SWPs bring growth potential, but they remain vulnerable to sequence-of-returns risk — particularly during early market downturns that can permanently impair capital.
If markets fall in the first few years of retirement and withdrawals continue, the damage to the corpus can be hard to recover from.
Equity-based strategy: Higher risk, longer sustainability
In contrast, an equity-biased aggressive strategy could potentially not only avoid depletion within the horizon examined but generate growing surpluses relative to inflation-adjusted income requirements — rising from single digit surplus at age 70 to over 30% by age 100.
The approach maintains a dedicated debt portion as a buffer while keeping the remainder invested in equities. By funding withdrawals from the debt bucket during weaker market phases and linking payouts to a fixed percentage of portfolio value, the approach aims to reduce the need to sell equities at depressed levels while retaining the ability to compound over time.
However, since this approach allocates significant part of the investment corpus to equities and with the inherent volatile nature of equities it is expected that the portfolio value will fluctuate significantly. The suggested withdrawals which are defined as a percentage of the portfolio value would also vary in rupee terms. Hence, for the initial 3 to 5 years investors should be prepared for the portfolio volatility and the lower payouts in the rupee terms if markets are unfavourable (sequence of returns risk).
How much corpus is actually required?
The report also looks beyond Rs 1 crore and estimates the breakeven corpus required as a multiple of annual expenses for a 40-year retirement.
Traditional fixed-deposit and insurance annuity-based structures could require close to 40 times annual expenses, conventional SWP structure could require roughly 30 times annual expenses.

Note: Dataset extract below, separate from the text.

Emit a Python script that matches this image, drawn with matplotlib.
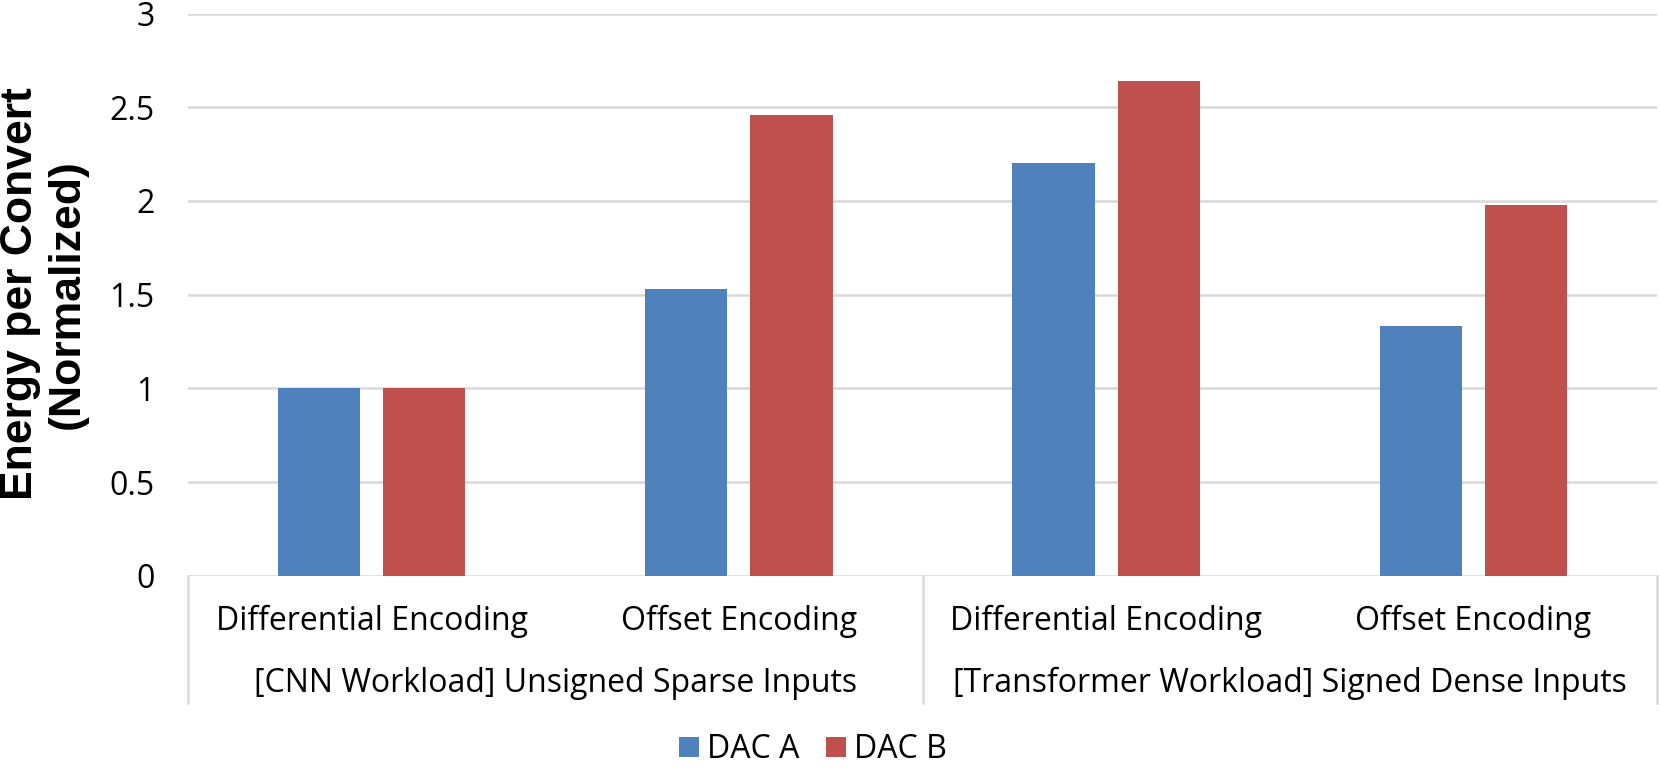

An equity-biased aggressive strategy could potentially sustain long-term income at approximately 20 times annual expenses.
The table in the report shows:
Fixed Deposit: Rs 2.30 crore (39x annual expenses)
Life Annuity: Rs 2.35 crore (40x)
SWP: Rs 1.60 crore (27x)
Equity-biased strategy: Rs 1 crore (17x)
This suggests that playing it “too safe” may actually require a much larger starting corpus.
Summing up…
The report makes it clear that retirement risk is not just about market volatility. Inflation risk, longevity risk and sequence-of-returns risk together determine whether your money lasts.
A Rs 1 crore corpus may appear sufficient at the start of retirement. But once inflation-adjusted income requirements are factored in — especially over a 30–40 year horizon — the strategy you choose can determine whether your money runs out at 75, struggles at 80, or comfortably sustains you till 100.

For retirees and those nearing retirement, the takeaway is simple: it is not just about how much you have saved, but how your corpus is structured to withstand a long life and rising expenses.